Avec plus de 12 salles explorant des thématiques aussi diverses que variées, l’espace offert aux expositions retrace les siècles d’histoire que la Cerdagne a connu, comme l’explique Alexandre : « On a divers espaces thématiques : la salle frontière, la salle consacrée à l’exposition permanente “contrebande”, une salle dédiée au travail du bois, une salle pour les expositions agricoles, l’ancienne bergerie, l’étable pour montrer au public les objets liés à la fenaison, une bergerie pour les objets se rapportant à la production laitière, les anciennes écuries où l’on peut admirer des araires et des jougs d’époque, la salle du bas dédiée à l’exposition de gourdes catalanes traditionnelles, une cuisine d’autrefois entièrement reconstituée, ainsi qu’un fournil historique encore fréquemment utilisé lors d’événements. »

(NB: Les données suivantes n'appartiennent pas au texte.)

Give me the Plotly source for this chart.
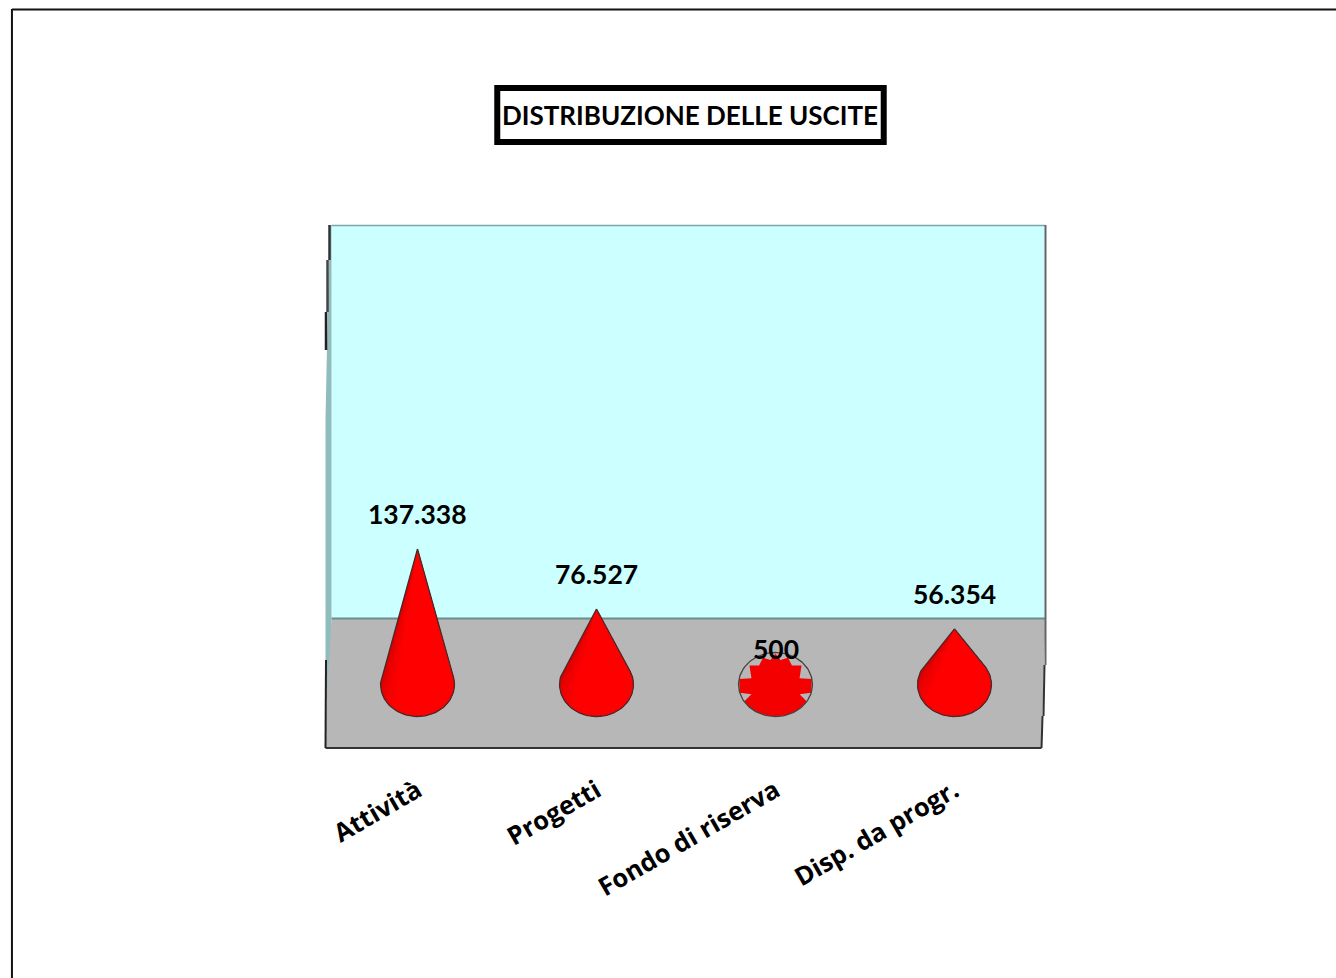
import numpy as np
import plotly.graph_objects as go

categories = ["Attività", "Progetti", "Fondo di riserva", "Disp. da progr."]
values = [137338, 76527, 500, 56354]
title_text = "DISTRIBUZIONE DELLE USCITE"

W, H = 1336, 978
L, R, T, B = 327.5, 1044.5, 225, 748
PX_PER_UNIT = 60 / 60811
Y0_PX = 684.5
y_min = (Y0_PX - B) / PX_PER_UNIT
y_max = (Y0_PX - T) / PX_PER_UNIT
RX = 37 / ((R - L) / 4)
RY = 32 / PX_PER_UNIT
FONT = "Lato"
# outline of the jagged rendering of a nearly flat cone (angle in degrees, radius share)
JAG_ANGLES = [-32, -25, -15, 10, 17, 40, 53, 68, 80, 90]
JAG_RADII = [1.0, 0.72, 1.0, 1.0, 0.68, 0.92, 0.74, 0.90, 0.78, 0.96]


def px(x, y):
    return (x - L) / (R - L), (B - y) / (B - T)


def path(points):
    parts = []
    for i, (x, y) in enumerate(points):
        a, b = px(x, y)
        parts.append(("M" if i == 0 else "L") + f"{a:.5f},{b:.5f}")
    return " ".join(parts) + " Z"


def poly(points, fill, line=None, w=0):
    return dict(type="path", xref="paper", yref="paper", path=path(points), fillcolor=fill,
                line=dict(color=line or fill, width=w), layer="below")


def seg(x0, y0, x1, y1, color, w):
    a, b = px(x0, y0)
    c, d = px(x1, y1)
    return dict(type="line", xref="paper", yref="paper", x0=a, y0=b, x1=c, y1=d,
                line=dict(color=color, width=w), layer="below")


def shade(t):
    g = int(round(205 + 50 * min(t / 0.30, 1)))
    return f"rgb({g},0,0)"


fig = go.Figure()
for i, v in enumerate(values):
    h = v / RY
    if h > 1:
        a = np.arcsin(1 / h)
        arc = np.linspace(np.pi - a, 2 * np.pi + a, 80)
        ax = np.cos(arc)
        ay = np.sin(arc)
        # overlapping layers, dark on the left fading to pure red
        for t in np.linspace(0, 0.32, 9):
            k = int(t * (len(arc) - 1))
            xs = np.r_[0, ax[k:], 0] * RX + i
            ys = np.r_[h, ay[k:], h] * RY
            fig.add_trace(go.Scatter(x=xs, y=ys, mode="lines", fill="toself", line=dict(width=0),
                                     fillcolor=shade(t), hoverinfo="skip", showlegend=False))
        xs = np.r_[0, ax, 0] * RX + i
        ys = np.r_[h, ay, h] * RY
        fig.add_trace(go.Scatter(x=xs, y=ys, mode="lines", line=dict(color="#4a2a2a", width=1.3),
                                 hoverinfo="skip", showlegend=False))
    else:
        # almost flat cone: jagged red disc inside the circular base outline
        right = np.array(JAG_ANGLES, dtype=float)
        left = 180 - right[::-1]
        low = np.linspace(212, 328, 30)
        ang = np.radians(np.r_[right, left, low])
        rad = np.r_[JAG_RADII, JAG_RADII[::-1], np.ones_like(low)]
        fig.add_trace(go.Scatter(x=i + RX * rad * np.cos(ang), y=RY * rad * np.sin(ang), mode="lines",
                                 fill="toself", fillcolor="#f40000", line=dict(width=0),
                                 hoverinfo="skip", showlegend=False))
        th = np.linspace(0, 2 * np.pi, 121)
        fig.add_trace(go.Scatter(x=i + RX * np.cos(th), y=RY * np.sin(th), mode="lines",
                                 line=dict(color="#4a4040", width=1.3),
                                 hoverinfo="skip", showlegend=False))

annotations = [
    dict(x=i, y=v, xref="x", yref="y", yshift=35, text=f"<b>{f'{v:,}'.replace(',', '.')}</b>", showarrow=False,
         font=dict(family=FONT, size=26.5, color="black"), yanchor="middle", xanchor="center")
    for i, v in enumerate(values)
]
tx, ty = px(690, 115)
annotations.append(dict(x=tx, y=ty, xref="paper", yref="paper", text=f"<b>{title_text}</b>", showarrow=False,
                        font=dict(family=FONT, size=26, color="black"), xanchor="center", yanchor="middle"))

shapes = [
    # outer border (top and left only)
    seg(11, 9.5, 1340, 9.5, "#111111", 2),
    seg(11, 9, 11, 982, "#111111", 2),
    # title box
    poly([(497, 88), (884, 88), (884, 142), (497, 142)], "white", "black", 6),
    # back wall
    poly([(331, 225), (1046, 225), (1046, 618), (331, 618)], "#CCFFFF"),
    seg(331, 225.5, 1046, 225.5, "#7fa5a5", 1.5),
    # side wall
    poly([(329, 225), (331, 225), (331, 700), (325, 700), (325, 420)], "#8fbcbc"),
    # floor
    poly([(331, 619), (1046, 619), (1042, 748), (325, 748), (326, 700)], "#B7B7B7"),
    seg(331, 618.5, 1046, 618.5, "#6f8c8c", 2),
    seg(325, 748, 1042, 748, "#333333", 2),
    seg(1042, 748, 1043, 716, "#333333", 2),
    seg(1044, 716, 1045, 665, "#333333", 2),
    seg(1046, 665, 1046, 225, "#666666", 2),
    seg(329, 225, 329, 260, "#333333", 2.5),
    seg(327, 260, 327, 312, "#444444", 2.5),
    seg(325.5, 312, 325.5, 350, "#222222", 2.5),
    seg(325.5, 660, 325, 748, "#222222", 2),
]

fig.update_layout(
    width=W, height=H, autosize=False,
    margin=dict(l=L, r=W - R, t=T, b=H - B, pad=0),
    paper_bgcolor="white", plot_bgcolor="rgba(0,0,0,0)",
    showlegend=False, shapes=shapes, annotations=annotations,
    xaxis=dict(range=[-0.5, 3.5], tickmode="array", tickvals=list(range(len(categories))), ticktext=categories,
               tickangle=-30, showgrid=False, zeroline=False, showline=False, ticks="",
               tickfont=dict(family="Open Sans", size=25.5, color="black", weight="bold"), ticklabelstandoff=22),
    yaxis=dict(range=[y_min, y_max], visible=False),
)
fig.write_html("out.html", config={"displayModeBar": False},
               post_script="document.body.style.margin='0';document.documentElement.style.overflow='hidden';")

Une histoire pluricentenaire

Aussi appelé par les anciens « Cal Mateu » (« chez Mathieu » en catalan-ndlr), la ferme naît en exploitation au XVIIe siècle. Le domaine appartenait alors à la famille Sicart. Pendant plus d’un siècle, cette famille va prendre la charge de « viguier », sorte d’officier de justice subalterne qui, dans le midi de la France, avait les mêmes fonctions que les prévôts royaux dans les autres provinces. À la fin du XVIIIe siècle, la révolution fait disparaître le statut (et les privilèges qui vont avec). Nous sommes alors en 1811 et c’est la famille Riu qui reprend l’exploitation. 170 ans plus tard, en 1982, la mairie de Sainte-Léocadie rachète les lieux. Petit à petit, la ferme se transforme : elle obtient la labellisation Monument historique en 1984, commence doucement à exposer des machines agricoles de diverses époques dans les années qui suivent et, en 1992, c’est l’ouverture officielle du musée. Viendra ensuite la consécration puisqu’en 1997, le lieu bénéficie de la classification « Musée de France ».

Jardinage au musée

Lieu polymorphe, le musée-domaine abrite en son sein un vaste jardin potager d’un genre bien particulier. La parcelle qui jouxte le bâtiment, cultivée depuis plus de 20 ans, accueille toute sorte d’animations, comme l’explique Anaïs Lohmann, la paysagiste qui s’occupe du jardin : « tout au long de l’année, on accueille les scolaires pour des visites sensorielles, mais on peut aussi organiser des visites sur demande : par exemple, cette année, le lycée du Mas Blanc à Bourg-Madame voudrait installer un jardin chez eux, ils nous visitent régulièrement et nous demandent conseil. »
En plus d’être un lieu d’échange et d’apprentissage, le jardin est lui aussi un conservatoire qui héberge des espèces végétales historiques. Des dizaines de légumes, tous cultivés il y a des siècles et dont certains ont été un peu oubliés, sont présents dans le potager : « on a ici de la livèche, de l’oseille, du raifort, de la scorsonère, du topinambour et de l’oignon rocambole. On cultive aussi une vaste collection d’une trentaine de variétés de tomates et 17 variétés de pommes de terre, le seigle, l’orge, du blé poulard et du blé touzelle » précise la paysagiste. Sans oublier les lapins, les poules et le chat qui peuplent cet espace.

Samy Celik

Art Roman transfrontalier

Alexandre Brisset présente l’exposition, qui mêle desseins et photographies.
(Photo : Samy Celik)

Depuis novembre dernier et jusqu’au mois d’avril 2025, l’exposition Art Roman en Catalogne de l’historien et photographe Michel Demier a pris ses quartiers dans le musée. Transfrontalière, l’exposition montre quantité de photos où s’entremêlent figures mystiques, monstrueuses et motifs floraux chers aux tailleurs de pierres médiévaux. Les personnages photographiés traduisent bien l’imaginaire du Moyen-âge et surtout le partage des savoir-faire et des thématiques des deux côtés de la frontière.
De fait, ces œuvres romanes partagent des points communs : elles montrent comment les grands centres artistiques du monde roman catalan étaient, d’une certaine manière, reliés par des voies et des figures emblématiques des XIe et XIIe siècles.